What's really nice about 3D stacking is that the memory makers don't need to go to bleeding edge process technology. Instead of shrinking size of each cell to make it thinner, 3D lets the manufacturers pile more memory on in the same physical space. It may be 48 layers but when you are at 20 nanometers, it's not like your memory chips will look like a Xeon processor. 3D means stacking up, not out, so you have the same chip size, just a slight thicker.
Toshiba, in partnership with SanDisk, just announced it has finished development of vertically-stacked 3D NAND memory devices. The memory is called BiCS NAND flash memory, for bit cost scalable, and will go into mass-production in 2016.
At the same time, Intel and Micron have announced they are now manufacturing their own 32-layer NAND chips for SSDs due in about a year. Even as they produce 32GB chips, they have 48GB chips available for sampling. The current 32-level flash chips use multilevel cell (MLC) for 256Gbit capacity and triple-level cell (TLC) die for 384Gbit capacity.

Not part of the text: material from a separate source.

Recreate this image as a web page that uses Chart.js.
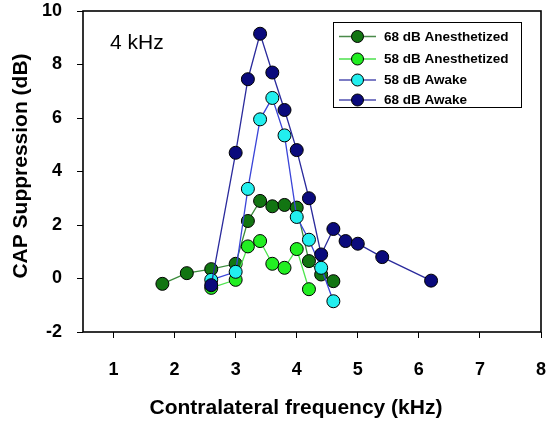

Micron said the chips could be used to make a M.2 PCIe SSDs up to 3.5TB in capacity and the size of a stick of gum in size, or it could make a 2.5-inch SSDs with 10TB of capacity. The one thing neither company has revealed is the price. At the going rate of 50 cents per gigabyte, that's still a $5,000 drive. Hopefully this increased capacity also means a decreased price because at $5,000, I'll live with the 7200 rpm drive.